No Hiding with Homeowner Financials

Verifying Homeowner Financials and other Essential Information

Being a note buyer means more than notes and cash flow; it also means knowing your homeowner. At any point a homeowner can deny having the money to meet pending payments. Don’t be too quick to take their word or the payment amount they offer. Preparation is everything and checking resources is essential. Request financial information and supporting documentation from every homeowner; this information serves as a reminder of the problem at hand, what needs to be discussed, and what needs to be accomplished. It lets the note holder know where the homeowner stands with their income and expenses and what they are truly capable of paying toward their loans.

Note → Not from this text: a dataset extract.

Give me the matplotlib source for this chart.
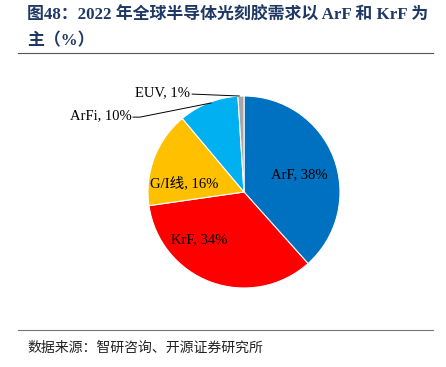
import matplotlib
matplotlib.use("Agg")
import matplotlib.pyplot as plt

labels = ["ArF", "KrF", "G/I线", "ArFi", "EUV"]
values = [38, 34, 16, 10, 1]
colors = ["#0070C0", "#FF0000", "#FFC000", "#00B0F0", "#A6A6A6"]

serif = ["Liberation Serif", "Noto Sans CJK SC"]
cjk = ["Noto Sans CJK SC", "Liberation Serif"]

fig = plt.figure(figsize=(4.46, 3.67), dpi=100)
W, H = 446, 367

def fx(x): return x / W
def fy(y): return 1 - y / H

# title
fig.text(fx(27), fy(16), "图48：2022 年全球半导体光刻胶需求以 ArF 和 KrF 为", fontsize=12.2,
         fontweight="bold", color="#1F3864", family=serif, va="center", ha="left")
fig.text(fx(27), fy(41), "主（%）", fontsize=12.2, fontweight="bold", color="#1F3864",
         family=serif, va="center", ha="left")
fig.add_artist(plt.Line2D([fx(18), fx(433)], [fy(53), fy(53)], color="#555555", lw=0.8))
fig.add_artist(plt.Line2D([fx(18), fx(433)], [fy(330), fy(330)], color="#777777", lw=0.8))
fig.text(fx(27), fy(348), "数据来源：智研咨询、开源证券研究所", fontsize=10, color="#222222",
         family=cjk, va="center", ha="left")

# pie
r = 96
cx, cy = 244, 192
ax = fig.add_axes([fx(cx - r), fy(cy + r), 2 * r / W, 2 * r / H])
wedges, _ = ax.pie(values, colors=colors, startangle=90, counterclock=False,
                   wedgeprops=dict(edgecolor="white", linewidth=0.8))
ax.set_aspect("equal")
ax.set_xlim(-1, 1)
ax.set_ylim(-1, 1)

def lab(i):
    return f"{labels[i]}, {values[i]}%"

fs = 10.5
ax.text(0.58, 0.18, lab(0), fontsize=fs, family=serif, ha="center", va="center")
ax.text(-0.47, -0.5, lab(1), fontsize=fs, family=serif, ha="center", va="center")
ax.text(-0.62, 0.09, lab(2), fontsize=fs, family=serif, ha="center", va="center")

# outside labels with leader lines
ax.text(-1.17, 0.79, lab(3), fontsize=fs, family=serif, ha="right", va="center", clip_on=False)
ax.plot([-1.156, -1.083, -0.344], [0.78, 0.78, 0.927], color="black", lw=0.7, clip_on=False)
ax.text(-0.56, 1.03, lab(4), fontsize=fs, family=serif, ha="right", va="center", clip_on=False)
ax.plot([-0.54, -0.05], [1.02, 1.0], color="black", lw=0.7, clip_on=False)

fig.savefig("out.png", dpi=100)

However, although homeowner financials disclose a wealth of information, a phone call to the homeowner is still necessary. When calling the homeowner you want to make sure to ask them for their name and other identifying information such as the last four digits of their social security number – you want to be in compliance with regulations by maintaining confidentiality and avoid disclosing personal information to the wrong person. You can also give them some of their social numbers and ask them to fill in the rest. By doing this you’re are providing reassurance and establishing in them the confidence that you’re not a fraud.

Once the pertinent information has been verified, you can proceed by asking, “What happened that got you in this situation?,” “Where are you now?,” and “What would you like to do (keep or leave the home)?” By asking questions centered on their goals and wants or on the issue at hand you will get a better understanding for an appropriate action. Do you want to stay? Do you want to go? What actions have you taken so far? Are you currently living in the house? Are you paying your second mortgage? Are you current on your first? Usually if they want to stay they will find a way to make the payment especially if they are current on their first mortgage. Go through their financials with them and help them create THEIR plan and talk about a possible payment. Remember, payments should be reasonable and affordable! It is better to have a homeowner make a payment of 300 dollars than to default on a 400 dollar payment. After deciding upon a number that works for them, have them send you the necessary supporting documents you will need to present to management.

Communication with the homeowner will be necessary throughout the whole process. The more you are genuinely concerned and show you care, the more the homeowner will feel comfortable and confide in you. Remember to always keep their best interests at heart.